The sanitizer is designed to be resilient against common bypass techniques:

  • Case variation -- All patterns use re.IGNORECASE where applicable
  • Multiline content -- re.MULTILINE flag handles content split across lines
  • Partial matches -- Patterns match substrings, not just full lines
  • Nested references -- Multiple patterns can match the same line (applied sequentially)

Known Limitations

  • Semantic inference -- If the output describes a technique without using pattern-matched keywords, it passes through.

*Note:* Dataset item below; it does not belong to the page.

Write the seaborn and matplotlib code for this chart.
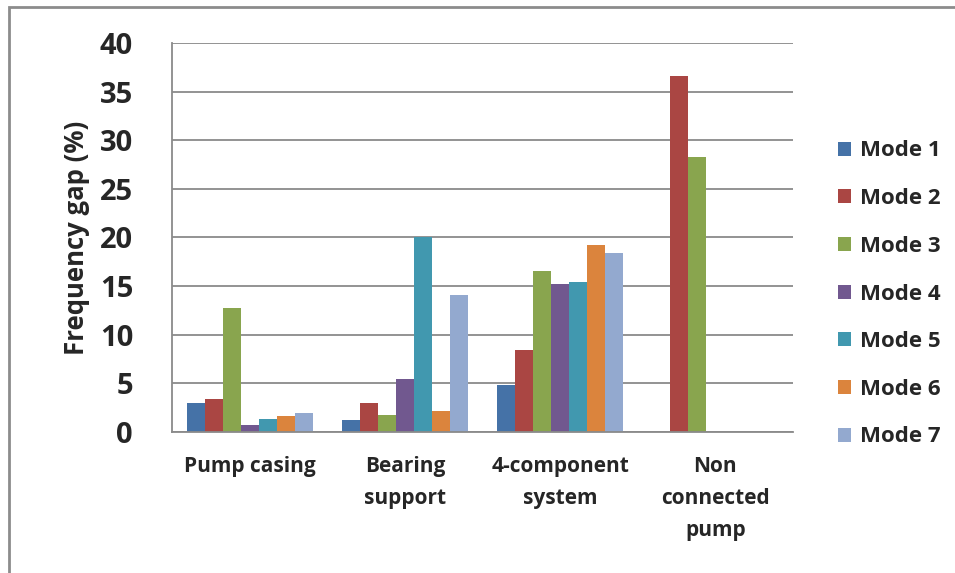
import numpy as np
import pandas as pd
import matplotlib
matplotlib.use('Agg')
import matplotlib.pyplot as plt
import seaborn as sns
from matplotlib.patches import Rectangle

categories = ['Pump casing', 'Bearing\nsupport', '4-component\nsystem', 'Non\nconnected\npump']
modes = ['Mode 1', 'Mode 2', 'Mode 3', 'Mode 4', 'Mode 5', 'Mode 6', 'Mode 7']

# frequency gap (%) per category, one list per mode
mode1 = [3.0, 1.2, 4.8, np.nan]
mode2 = [3.4, 3.0, 8.4, 36.6]
mode3 = [12.8, 1.75, 16.6, 28.3]
mode4 = [0.7, 5.5, 15.2, np.nan]
mode5 = [1.3, 20.1, 15.4, np.nan]
mode6 = [1.6, 2.2, 19.2, np.nan]
mode7 = [2.0, 14.1, 18.4, np.nan]

colors = ['#4572A7', '#AA4643', '#89A54E', '#71588F', '#4198AF', '#DB843D', '#93A9CF']

rows = []
for m, vals in zip(modes, [mode1, mode2, mode3, mode4, mode5, mode6, mode7]):
    for c, v in zip(categories, vals):
        rows.append({'category': c, 'mode': m, 'gap': v})
df = pd.DataFrame(rows)

sns.set_style('white')
plt.rcParams['font.family'] = ['Open Sans', 'DejaVu Sans']

fig = plt.figure(figsize=(9.55, 5.73), dpi=100)
ax = fig.add_axes([172 / 955, 1 - 432 / 573, (793 - 172) / 955, (432 - 43) / 573])

sns.barplot(data=df, x='category', y='gap', hue='mode', order=categories,
            hue_order=modes, palette=colors, width=0.81, linewidth=0,
            saturation=1, ax=ax)

ax.set_xlim(-0.5, 3.5)
ax.set_ylim(0, 40)
ax.set_yticks(range(0, 41, 5))
ax.set_yticklabels([str(v) for v in range(0, 41, 5)], fontsize=21, fontweight='bold')
ax.yaxis.grid(True, color='#8a8a8a', linewidth=1.3)
ax.set_axisbelow(True)

# category boundaries as major ticks, labels on minor ticks
ax.set_xticks([-0.5, 0.5, 1.5, 2.5, 3.5])
ax.set_xticklabels([])
ax.set_xticks(range(4), minor=True)
ax.set_xticklabels(categories, minor=True, fontsize=15, fontweight='bold',
                   linespacing=1.7, va='top')
ax.tick_params(axis='x', which='minor', length=0, pad=17)
ax.tick_params(axis='x', which='major', length=6, width=1, color='#8a8a8a', direction='out')
ax.tick_params(axis='y', length=8, width=1, color='#8a8a8a', direction='out', pad=20)

ax.set_xlabel('')
ax.set_ylabel('Frequency gap (%)', fontsize=18.5, fontweight='bold', labelpad=7)

for s in ['top', 'right']:
    ax.spines[s].set_visible(False)
for s in ['left', 'bottom']:
    ax.spines[s].set_color('#8a8a8a')
    ax.spines[s].set_linewidth(1.3)

handles, labels = ax.get_legend_handles_labels()
ax.legend(handles, labels, loc='center left', bbox_to_anchor=(818 / 955, 1 - 294 / 573),
          bbox_transform=fig.transFigure, frameon=False,
          prop={'size': 16, 'weight': 'bold'}, handlelength=0.6, handleheight=0.6,
          handletextpad=0.4, labelspacing=1.2)

fig.patches.append(Rectangle((9 / 955, -0.05), 1.1, 1 - 7 / 573 + 0.05,
                             transform=fig.transFigure, fill=False,
                             edgecolor='#8c8c8c', linewidth=2))

fig.savefig('out.png', dpi=100)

This is by design: generic technique descriptions are not IP.
  • Timing analysis -- An observer can infer phase duration and request count from WebSocket message frequency. This is mitigated by WebSocket authentication (only authorized users see the stream).
  • Error messages -- Stack traces from internal tools may reference file paths. These are caught by patterns 3 and 4.